───── DATASET SECTION ─────
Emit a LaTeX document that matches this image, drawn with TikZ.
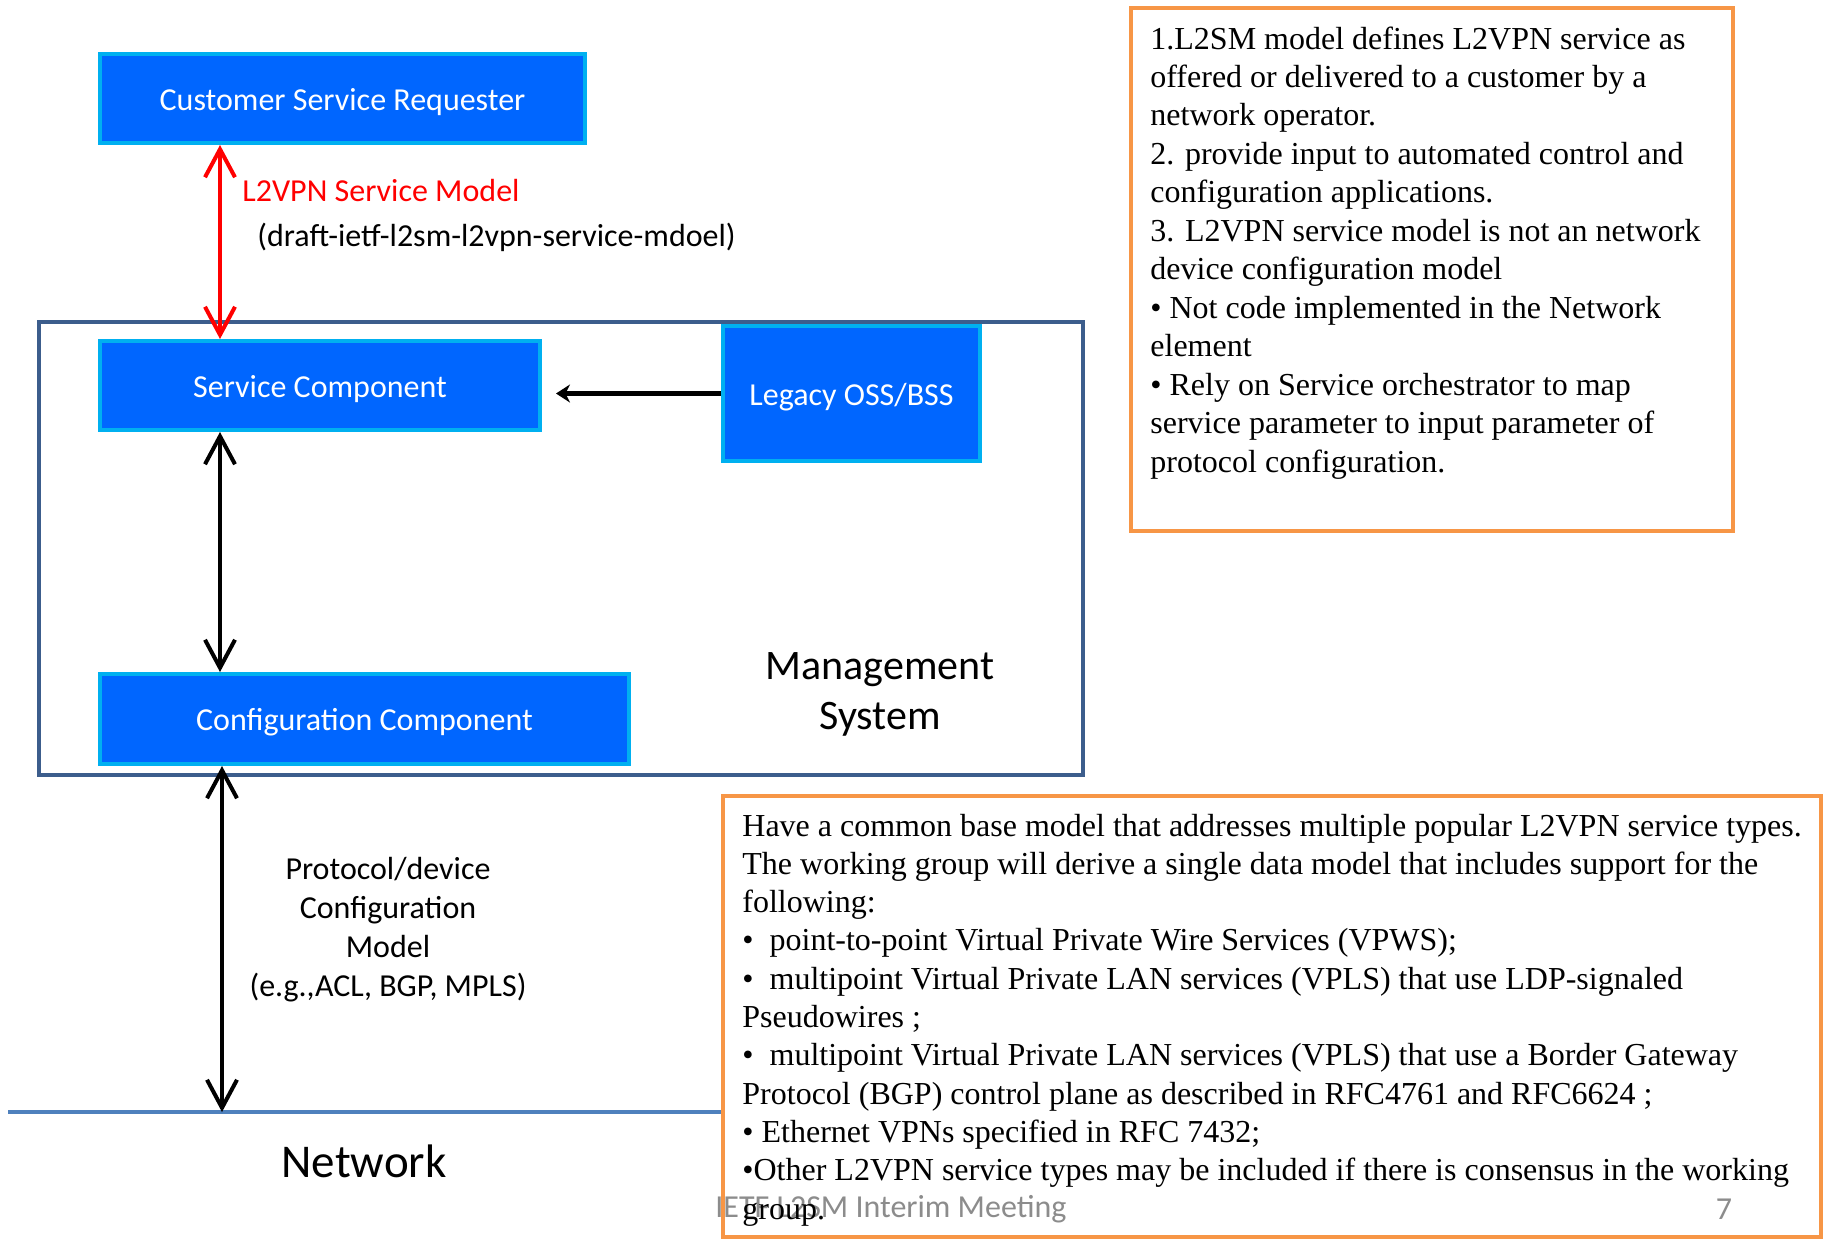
\documentclass[tikz,border=0pt]{standalone}
\usepackage{fontspec}
\setmainfont{Liberation Serif}
\newfontfamily\calfont{Carlito}
\usetikzlibrary{arrows.meta}
\definecolor{boxblue}{HTML}{0066FF}
\definecolor{boxedge}{HTML}{00B0F0}
\definecolor{mgmtedge}{HTML}{3C5D8C}
\definecolor{netblue}{HTML}{4F81BD}
\definecolor{orangeedge}{HTML}{F79646}
\definecolor{footgray}{HTML}{8C8C8C}
\newcommand{\lowr}[1]{\raisebox{-1.75pt}[\height][\depth]{#1}}
\begin{document}
\begin{tikzpicture}[x=0.5pt,y=-0.5pt,
  bluebox/.style={draw=boxedge, fill=boxblue, line width=2pt, text=white,
    font=\calfont\fontsize{16}{19}\selectfont, inner sep=0pt},
  orangebox/.style={draw=orangeedge, fill=white, line width=2pt, inner sep=0pt},
  barbarrow/.style={line width=2pt,
    {Straight Barb[length=14pt,width=15pt]}-{Straight Barb[length=14pt,width=15pt]}},
  callbl/.style={font=\calfont\fontsize{16}{19.5}\selectfont, inner sep=0pt},
  serifline/.style={font=\fontsize{16}{19.3}\selectfont, inner sep=0pt, anchor=base west},
]
\useasboundingbox (0,0) rectangle (1823,1239);
\fill[white] (0,0) rectangle (1823,1239);

% management system container
\node[draw=mgmtedge, line width=2pt, minimum width=522pt, minimum height=226.5pt, inner sep=0pt] (mgmt) at (561,548.5) {};
\node[align=center, font=\calfont\fontsize{21}{25}\selectfont, inner sep=0pt] (mlab) at (880,694) {Management\\System};

% network line
\coordinate (netL) at (8,1112);
\coordinate (netR) at (721,1112);
\draw[netblue, line width=2pt] (netL) -- (netR);
\node[font=\calfont\fontsize{23.5}{28}\selectfont, inner sep=0pt] (net) at (364,1161) {Network};

% orange text boxes
\node[orangebox, minimum width=301pt, minimum height=261.5pt] (topbox) at (1432,269.5) {};
\node[orangebox, minimum width=549pt, minimum height=220.5pt] (botbox) at (1272,1016.5) {};

% footer
\node[callbl, anchor=west, text=footgray] (foot) at (715,1209) {IETF L2SM Interim Meeting};
\node[callbl, text=footgray] (pnum) at (1724,1209) {7};

% top right text
\foreach \t [count=\i] in {
  {1.L2SM model defines L2VPN service as},
  {offered or delivered to a customer by a},
  {network operator.},
  {2. provide input to automated control and},
  {configuration applications.},
  {3. L2VPN service model is not an network},
  {device configuration model},
  {• Not code implemented in the Network},
  {element},
  {• Rely on Service orchestrator to map},
  {service parameter to input parameter of},
  {protocol configuration.}}
  \node[serifline] (tr\i) at (1150,{49+38.47*(\i-1)}) {\t};

% bottom text
\foreach \t [count=\i] in {
  {Have a common base model that addresses multiple popular L2VPN service types.},
  {The working group will derive a single data model that includes support for the},
  {following:},
  {•\ \ point-to-point Virtual Private Wire Services (VPWS);},
  {•\ \ multipoint Virtual Private LAN services (VPLS) that use LDP-signaled},
  {Pseudowires ;},
  {•\ \ multipoint Virtual Private LAN services (VPLS) that use a Border Gateway},
  {Protocol (BGP) control plane as described in RFC4761 and RFC6624 ;},
  {• Ethernet VPNs specified in RFC 7432;},
  {•Other L2VPN service types may be included if there is consensus in the working},
  {group.}}
  \node[serifline] (br\i) at (742,{836+38.3*(\i-1)}) {\t};

% blue component boxes
\node[bluebox, minimum width=242.5pt, minimum height=44.5pt] (csr) at (342.5,98.5) {\lowr{Customer Service Requester}};
\node[bluebox, minimum width=220pt, minimum height=44.5pt] (svc) at (320,385.5) {\lowr{Service Component}};
\node[bluebox, minimum width=128.5pt, minimum height=67.5pt] (leg) at (851.5,393.5) {\lowr{Legacy OSS/BSS}};
\node[bluebox, minimum width=264.5pt, minimum height=45pt] (cfg) at (364.5,719) {\lowr{Configuration Component}};

% labels
\node[callbl, anchor=west, text=red] (l2lbl) at (242,190) {L2VPN Service Model};
\node[callbl, anchor=west] (draft) at (257,237) {(draft-ietf-l2sm-l2vpn-service-mdoel)};
\node[callbl, align=center] (proto) at (388,930) {Protocol/device\\Configuration\\Model\\(e.g.,ACL, BGP, MPLS)};

% connectors
\coordinate (ax) at (220,0);
\coordinate (bx) at (222,0);
\draw[barbarrow, red] (csr.south -| ax) -- (svc.north -| ax);
\draw[barbarrow] (svc.south -| ax) -- (cfg.north -| ax);
\draw[barbarrow] (cfg.south -| bx) -- (netL -| bx);
\draw[line width=2.5pt, -{Stealth[length=7pt,width=9pt]}, shorten >=7pt] (leg.west) -- (leg.west -| svc.east);
\end{tikzpicture}
\end{document}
─────
GIVEN PROBLEM
Copy out the data above exactly, except the pictures.

REPLY
Emit a LaTeX document that matches this image, drawn with TikZ.
\documentclass[tikz,border=0pt]{standalone}
\usepackage{fontspec}
\setmainfont{Liberation Serif}
\newfontfamily\calfont{Carlito}
\usetikzlibrary{arrows.meta}
\definecolor{boxblue}{HTML}{0066FF}
\definecolor{boxedge}{HTML}{00B0F0}
\definecolor{mgmtedge}{HTML}{3C5D8C}
\definecolor{netblue}{HTML}{4F81BD}
\definecolor{orangeedge}{HTML}{F79646}
\definecolor{footgray}{HTML}{8C8C8C}
\newcommand{\lowr}[1]{\raisebox{-1.75pt}[\height][\depth]{#1}}
\begin{document}
\begin{tikzpicture}[x=0.5pt,y=-0.5pt,
  bluebox/.style={draw=boxedge, fill=boxblue, line width=2pt, text=white,
    font=\calfont\fontsize{16}{19}\selectfont, inner sep=0pt},
  orangebox/.style={draw=orangeedge, fill=white, line width=2pt, inner sep=0pt},
  barbarrow/.style={line width=2pt,
    {Straight Barb[length=14pt,width=15pt]}-{Straight Barb[length=14pt,width=15pt]}},
  callbl/.style={font=\calfont\fontsize{16}{19.5}\selectfont, inner sep=0pt},
  serifline/.style={font=\fontsize{16}{19.3}\selectfont, inner sep=0pt, anchor=base west},
]
\useasboundingbox (0,0) rectangle (1823,1239);
\fill[white] (0,0) rectangle (1823,1239);

% management system container
\node[draw=mgmtedge, line width=2pt, minimum width=522pt, minimum height=226.5pt, inner sep=0pt] (mgmt) at (561,548.5) {};
\node[align=center, font=\calfont\fontsize{21}{25}\selectfont, inner sep=0pt] (mlab) at (880,694) {Management\\System};

% network line
\coordinate (netL) at (8,1112);
\coordinate (netR) at (721,1112);
\draw[netblue, line width=2pt] (netL) -- (netR);
\node[font=\calfont\fontsize{23.5}{28}\selectfont, inner sep=0pt] (net) at (364,1161) {Network};

% orange text boxes
\node[orangebox, minimum width=301pt, minimum height=261.5pt] (topbox) at (1432,269.5) {};
\node[orangebox, minimum width=549pt, minimum height=220.5pt] (botbox) at (1272,1016.5) {};

% footer
\node[callbl, anchor=west, text=footgray] (foot) at (715,1209) {IETF L2SM Interim Meeting};
\node[callbl, text=footgray] (pnum) at (1724,1209) {7};

% top right text
\foreach \t [count=\i] in {
  {1.L2SM model defines L2VPN service as},
  {offered or delivered to a customer by a},
  {network operator.},
  {2. provide input to automated control and},
  {configuration applications.},
  {3. L2VPN service model is not an network},
  {device configuration model},
  {• Not code implemented in the Network},
  {element},
  {• Rely on Service orchestrator to map},
  {service parameter to input parameter of},
  {protocol configuration.}}
  \node[serifline] (tr\i) at (1150,{49+38.47*(\i-1)}) {\t};

% bottom text
\foreach \t [count=\i] in {
  {Have a common base model that addresses multiple popular L2VPN service types.},
  {The working group will derive a single data model that includes support for the},
  {following:},
  {•\ \ point-to-point Virtual Private Wire Services (VPWS);},
  {•\ \ multipoint Virtual Private LAN services (VPLS) that use LDP-signaled},
  {Pseudowires ;},
  {•\ \ multipoint Virtual Private LAN services (VPLS) that use a Border Gateway},
  {Protocol (BGP) control plane as described in RFC4761 and RFC6624 ;},
  {• Ethernet VPNs specified in RFC 7432;},
  {•Other L2VPN service types may be included if there is consensus in the working},
  {group.}}
  \node[serifline] (br\i) at (742,{836+38.3*(\i-1)}) {\t};

% blue component boxes
\node[bluebox, minimum width=242.5pt, minimum height=44.5pt] (csr) at (342.5,98.5) {\lowr{Customer Service Requester}};
\node[bluebox, minimum width=220pt, minimum height=44.5pt] (svc) at (320,385.5) {\lowr{Service Component}};
\node[bluebox, minimum width=128.5pt, minimum height=67.5pt] (leg) at (851.5,393.5) {\lowr{Legacy OSS/BSS}};
\node[bluebox, minimum width=264.5pt, minimum height=45pt] (cfg) at (364.5,719) {\lowr{Configuration Component}};

% labels
\node[callbl, anchor=west, text=red] (l2lbl) at (242,190) {L2VPN Service Model};
\node[callbl, anchor=west] (draft) at (257,237) {(draft-ietf-l2sm-l2vpn-service-mdoel)};
\node[callbl, align=center] (proto) at (388,930) {Protocol/device\\Configuration\\Model\\(e.g.,ACL, BGP, MPLS)};

% connectors
\coordinate (ax) at (220,0);
\coordinate (bx) at (222,0);
\draw[barbarrow, red] (csr.south -| ax) -- (svc.north -| ax);
\draw[barbarrow] (svc.south -| ax) -- (cfg.north -| ax);
\draw[barbarrow] (cfg.south -| bx) -- (netL -| bx);
\draw[line width=2.5pt, -{Stealth[length=7pt,width=9pt]}, shorten >=7pt] (leg.west) -- (leg.west -| svc.east);
\end{tikzpicture}
\end{document}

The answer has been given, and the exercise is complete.